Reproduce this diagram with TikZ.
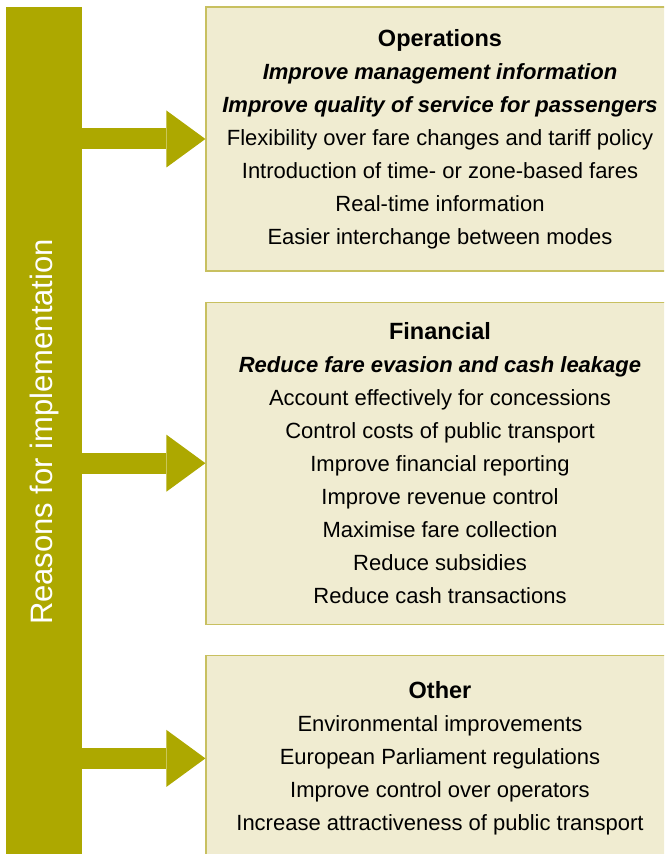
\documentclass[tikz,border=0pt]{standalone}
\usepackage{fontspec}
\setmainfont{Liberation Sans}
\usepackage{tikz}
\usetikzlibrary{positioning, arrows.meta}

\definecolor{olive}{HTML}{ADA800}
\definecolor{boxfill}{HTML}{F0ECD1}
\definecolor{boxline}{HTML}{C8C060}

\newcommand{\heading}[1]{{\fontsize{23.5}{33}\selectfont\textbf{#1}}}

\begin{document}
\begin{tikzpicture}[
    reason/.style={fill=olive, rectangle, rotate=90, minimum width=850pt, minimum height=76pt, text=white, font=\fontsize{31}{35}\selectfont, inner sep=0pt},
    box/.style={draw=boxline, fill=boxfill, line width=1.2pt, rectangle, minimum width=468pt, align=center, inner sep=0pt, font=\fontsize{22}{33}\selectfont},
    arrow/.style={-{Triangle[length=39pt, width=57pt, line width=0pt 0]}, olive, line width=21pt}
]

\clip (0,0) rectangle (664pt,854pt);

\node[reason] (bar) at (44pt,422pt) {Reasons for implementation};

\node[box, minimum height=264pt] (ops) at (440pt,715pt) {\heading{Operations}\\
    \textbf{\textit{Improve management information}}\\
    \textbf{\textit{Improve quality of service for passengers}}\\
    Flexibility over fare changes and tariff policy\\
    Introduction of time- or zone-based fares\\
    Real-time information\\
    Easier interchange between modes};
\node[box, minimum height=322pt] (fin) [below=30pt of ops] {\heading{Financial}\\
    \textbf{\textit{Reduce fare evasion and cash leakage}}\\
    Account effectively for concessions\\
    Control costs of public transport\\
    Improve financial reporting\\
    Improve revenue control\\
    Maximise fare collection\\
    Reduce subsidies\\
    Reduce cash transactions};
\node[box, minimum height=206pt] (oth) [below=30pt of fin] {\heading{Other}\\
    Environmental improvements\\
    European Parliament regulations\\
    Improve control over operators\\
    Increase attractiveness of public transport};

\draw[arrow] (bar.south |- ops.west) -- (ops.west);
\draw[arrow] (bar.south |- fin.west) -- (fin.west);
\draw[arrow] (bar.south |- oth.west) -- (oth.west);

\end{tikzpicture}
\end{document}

◆ **EXERCISE OBJECTIVE**: Return the full material word for word. Do not include the pictures.

◆ **WRITTEN SOLUTION**:
Reproduce this diagram with TikZ.
\documentclass[tikz,border=0pt]{standalone}
\usepackage{fontspec}
\setmainfont{Liberation Sans}
\usepackage{tikz}
\usetikzlibrary{positioning, arrows.meta}

\definecolor{olive}{HTML}{ADA800}
\definecolor{boxfill}{HTML}{F0ECD1}
\definecolor{boxline}{HTML}{C8C060}

\newcommand{\heading}[1]{{\fontsize{23.5}{33}\selectfont\textbf{#1}}}

\begin{document}
\begin{tikzpicture}[
    reason/.style={fill=olive, rectangle, rotate=90, minimum width=850pt, minimum height=76pt, text=white, font=\fontsize{31}{35}\selectfont, inner sep=0pt},
    box/.style={draw=boxline, fill=boxfill, line width=1.2pt, rectangle, minimum width=468pt, align=center, inner sep=0pt, font=\fontsize{22}{33}\selectfont},
    arrow/.style={-{Triangle[length=39pt, width=57pt, line width=0pt 0]}, olive, line width=21pt}
]

\clip (0,0) rectangle (664pt,854pt);

\node[reason] (bar) at (44pt,422pt) {Reasons for implementation};

\node[box, minimum height=264pt] (ops) at (440pt,715pt) {\heading{Operations}\\
    \textbf{\textit{Improve management information}}\\
    \textbf{\textit{Improve quality of service for passengers}}\\
    Flexibility over fare changes and tariff policy\\
    Introduction of time- or zone-based fares\\
    Real-time information\\
    Easier interchange between modes};
\node[box, minimum height=322pt] (fin) [below=30pt of ops] {\heading{Financial}\\
    \textbf{\textit{Reduce fare evasion and cash leakage}}\\
    Account effectively for concessions\\
    Control costs of public transport\\
    Improve financial reporting\\
    Improve revenue control\\
    Maximise fare collection\\
    Reduce subsidies\\
    Reduce cash transactions};
\node[box, minimum height=206pt] (oth) [below=30pt of fin] {\heading{Other}\\
    Environmental improvements\\
    European Parliament regulations\\
    Improve control over operators\\
    Increase attractiveness of public transport};

\draw[arrow] (bar.south |- ops.west) -- (ops.west);
\draw[arrow] (bar.south |- fin.west) -- (fin.west);
\draw[arrow] (bar.south |- oth.west) -- (oth.west);

\end{tikzpicture}
\end{document}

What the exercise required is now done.